Pokut, Hemşin’de bulunan pek çok yayla gibi doğal güzelliğinin yanı sıra isminde de tarihsel bir anlatı gizliyor. Ermenice ‘rüzgârlı vadi’ anlamına gelen Pokut, Çamlıhemşin’in güneyinde, 15 km mesafede bulunuyor. Fırtına ve Hala vadileri arasında yer alan, doğal yapısını koruyan Pokut, yaklaşık 2100 m rakıma rağmen çam ağaçları ile bezenmiş orman örtüsüne sahip.
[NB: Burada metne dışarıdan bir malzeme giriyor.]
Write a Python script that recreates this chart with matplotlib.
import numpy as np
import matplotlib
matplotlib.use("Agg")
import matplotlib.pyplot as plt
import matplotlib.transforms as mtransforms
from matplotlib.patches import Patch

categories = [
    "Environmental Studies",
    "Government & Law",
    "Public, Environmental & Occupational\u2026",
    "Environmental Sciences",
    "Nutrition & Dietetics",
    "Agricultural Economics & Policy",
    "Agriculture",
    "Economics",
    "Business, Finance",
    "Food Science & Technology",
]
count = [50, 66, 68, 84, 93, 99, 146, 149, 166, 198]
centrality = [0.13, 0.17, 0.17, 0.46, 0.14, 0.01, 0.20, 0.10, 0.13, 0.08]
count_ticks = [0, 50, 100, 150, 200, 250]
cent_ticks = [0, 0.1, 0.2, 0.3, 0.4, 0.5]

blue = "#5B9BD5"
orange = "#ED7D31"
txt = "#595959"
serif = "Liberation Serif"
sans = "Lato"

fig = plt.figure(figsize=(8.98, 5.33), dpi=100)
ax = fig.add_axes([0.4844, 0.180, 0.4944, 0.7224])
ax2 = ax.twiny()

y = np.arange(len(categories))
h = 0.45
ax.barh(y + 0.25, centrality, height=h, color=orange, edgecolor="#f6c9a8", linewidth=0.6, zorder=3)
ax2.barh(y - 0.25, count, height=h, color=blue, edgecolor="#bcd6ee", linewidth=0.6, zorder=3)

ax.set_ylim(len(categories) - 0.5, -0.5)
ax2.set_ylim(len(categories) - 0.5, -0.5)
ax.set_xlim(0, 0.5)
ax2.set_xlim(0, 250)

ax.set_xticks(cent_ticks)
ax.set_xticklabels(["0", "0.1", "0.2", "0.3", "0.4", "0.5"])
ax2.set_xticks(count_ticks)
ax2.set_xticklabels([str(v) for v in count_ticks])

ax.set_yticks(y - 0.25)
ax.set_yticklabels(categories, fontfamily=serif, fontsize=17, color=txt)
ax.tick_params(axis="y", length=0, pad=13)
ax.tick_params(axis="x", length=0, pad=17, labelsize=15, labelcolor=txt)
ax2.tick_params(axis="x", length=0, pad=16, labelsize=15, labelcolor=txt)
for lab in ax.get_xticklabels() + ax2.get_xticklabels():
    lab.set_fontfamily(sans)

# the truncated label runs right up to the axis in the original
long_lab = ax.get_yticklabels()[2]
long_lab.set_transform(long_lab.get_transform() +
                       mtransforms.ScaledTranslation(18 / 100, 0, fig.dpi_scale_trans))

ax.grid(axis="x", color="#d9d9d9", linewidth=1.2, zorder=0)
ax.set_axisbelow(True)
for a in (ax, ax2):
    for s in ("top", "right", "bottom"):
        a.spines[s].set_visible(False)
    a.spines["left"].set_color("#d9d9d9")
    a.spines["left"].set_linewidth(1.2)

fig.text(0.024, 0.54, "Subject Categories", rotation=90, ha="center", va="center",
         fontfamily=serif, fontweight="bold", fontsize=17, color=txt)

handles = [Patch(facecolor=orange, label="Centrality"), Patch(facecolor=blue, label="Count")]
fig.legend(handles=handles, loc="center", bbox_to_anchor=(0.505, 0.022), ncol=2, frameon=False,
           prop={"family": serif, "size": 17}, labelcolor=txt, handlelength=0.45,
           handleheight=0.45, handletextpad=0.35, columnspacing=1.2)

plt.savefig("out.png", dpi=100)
Çoğu zaman yoğun sis nedeniyle görünmez olan çam ağaçlarının oluşturduğu orman örtüsü ve yüzlerce yıldır varlığını koruyan ahşap evleri ile geçmişin kapalı kapılarını aralıyor. Çamlıhemşin’den Pokut’a ulaşım ilk etapta kısa gibi görünse de, uçurumlara komşu engebeli dağ yolları bu mesafeyi uzatıyor. Bu yüzden yavaş ve dikkatli bir şekilde yolculuk etmek gerekiyor. Bu da varacağınız mesafeyi haliyle uzatıyor. Pokut’a vardıktan sonra kısa bir yürüyüş sonrası Sal Yaylası’na yürüyerek ulaşabilirsiniz. Aynı şekilde sisin olmadığı zamanlar Pokut’tan; Sal, Amlakit ve Hazindak yaylarını görmenin de mümkün olduğunu söylüyor yaşayanlar. Pokut’ta kışın kalanların sayısı az olsa da, yaza doğru bu sayısı artıyor. Hava yavaş yavaş kararırken, biz de Pokut ile vedalaşıyoruz. Yoğun sisten ötürü kimi zaman bulutların üzerinde oturduğunuzu hayal ettiğiniz, araçların kirli gürültüsünden uzakta kuş seslerini daha net duyabilirsiniz. En çok da yaşayanların, doğa ile aynı dili konuşanların koruyup kolladığı bu yerde, hayat şehrin gürültüsünden uzak, kendi sakinliğinde, yıkımlara direnerek devam ediyor.